Since we know that there is no true change, let’s do the summary of the observed Change score:
Since we know that the measurement error is 2.5kg, the SD of the change score is expected to be \(2.5 \times \sqrt{2}\) or 3.54kg.
Using bmbstats::describe_data we can perform bootstrap CIs for the mean and SD of the Change score:
obs_change_analysis <- bmbstats::describe_data(
x = bench_press_data$`Change (observed)`,
estimator_function = bmbstats::data_estimators_simple,
control = model_control(
seed = 1667,
boot_type = "perc",
boot_samples = 1000,
confidence = 0.9
)
)
obs_change_analysis
#> Bootstrap with 1000 resamples and 90% perc confidence intervals.
#>
#> estimator value lower upper
#> mean 0.1114846 -1.397619 1.360018
#> SD 3.6995292 2.405751 4.775318The 90% CIs for the SD of the observed Change score captures expected change measurement error of 3.54kg. We will come back to this in the Reliability section.
Since we are aware of the measurement error involved in out observations, we can perform MBI and MET of the observed change scores. MBI can be performed using bmbstats::observations_MBI function. If we plot the result, confidence intervals (error bars) represent SDC (smallest detectable change), which is measurement error multiplied with appropriate critical value to get desired confidence level.
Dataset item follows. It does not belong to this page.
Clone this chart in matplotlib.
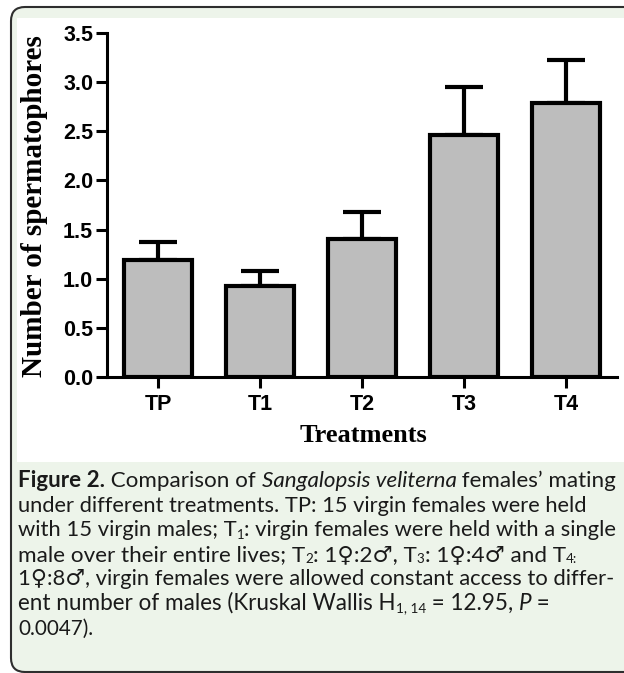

On top of plotting MBI, I will also plot the true score using true_observations of the plot function (indicated by red line):
obs_change_MBI <- bmbstats::observations_MBI(
observations = bench_press_data$`Change (observed)`,
observations_label = bench_press_data$Athlete,
measurement_error = 2.5 * sqrt(2),
# Degrees of freedom from the reliability study. Use `Inf` for normal distribution
df = Inf,
SESOI_lower = -5,
SESOI_upper = 5,
confidence = 0.9
)
plot(
obs_change_MBI,
true_observations = bench_press_data$`Change (true)`,
control = plot_control(points_size = 5)
) +
xlim(-18, 20)
To perform METs, use bmbstats::observations_MET function:
obs_change_MET <- bmbstats::observations_MET(
observations = bench_press_data$`Change (observed)`,
observations_label = bench_press_data$Athlete,
measurement_error = 2.5 * sqrt(2),
# Degrees of freedom from the reliability study. Use `Inf` for normal distribution
df = Inf,
SESOI_lower = -5,
SESOI_upper = 5,
alpha = 0.05,
confidence = 0.9
)
plot(
obs_change_MET,
true_observations = bench_press_data$`Change (true)`,
control = plot_control(points_size = 5)
) +
xlim(-18, 20)
It seems like the Athlete 02 showed true Change, but since we generated the data we know that there is no true Change (also check the vertical red lines for the true Change scores). Thus, if we conclude that this individual showed lower change, we would be making Type I error. Since we are performing multiple individual tests, we could/should adjust the alpha parameter (e.g. by dividing it by number of tests, or in this case athletes - Bonferroni correction) to avoid inflating family-wise error rates, since particular athlete can show significant change due to chance alone (due to multiple comparisons/test). To do that, simply divide alpha by the number of athletes:
obs_change_MET <- bmbstats::observations_MET(
observations = bench_press_data$`Change (observed)`,
observations_label = bench_press_data$Athlete,
measurement_error = 2.5 * sqrt(2),
# Degrees of freedom from the reliability study. Use `Inf` for normal distribution
df = Inf,
SESOI_lower = -5,
SESOI_upper = 5,
alpha = 0.05 / n_subjects,
# Confidence could be adjusted as well
# but it is used mainly for plotting
confidence = 0.9
)
plot(
obs_change_MET,
true_observations = bench_press_data$`Change (true)`,
control = plot_control(points_size = 5)
) +
xlim(-18, 20)
The point of this analysis is that we need to know measurement error to infer about true change in individuals. Since we do know that there is no real change in this example, we can see how measurement error cause cause wrong inferences about the true changes.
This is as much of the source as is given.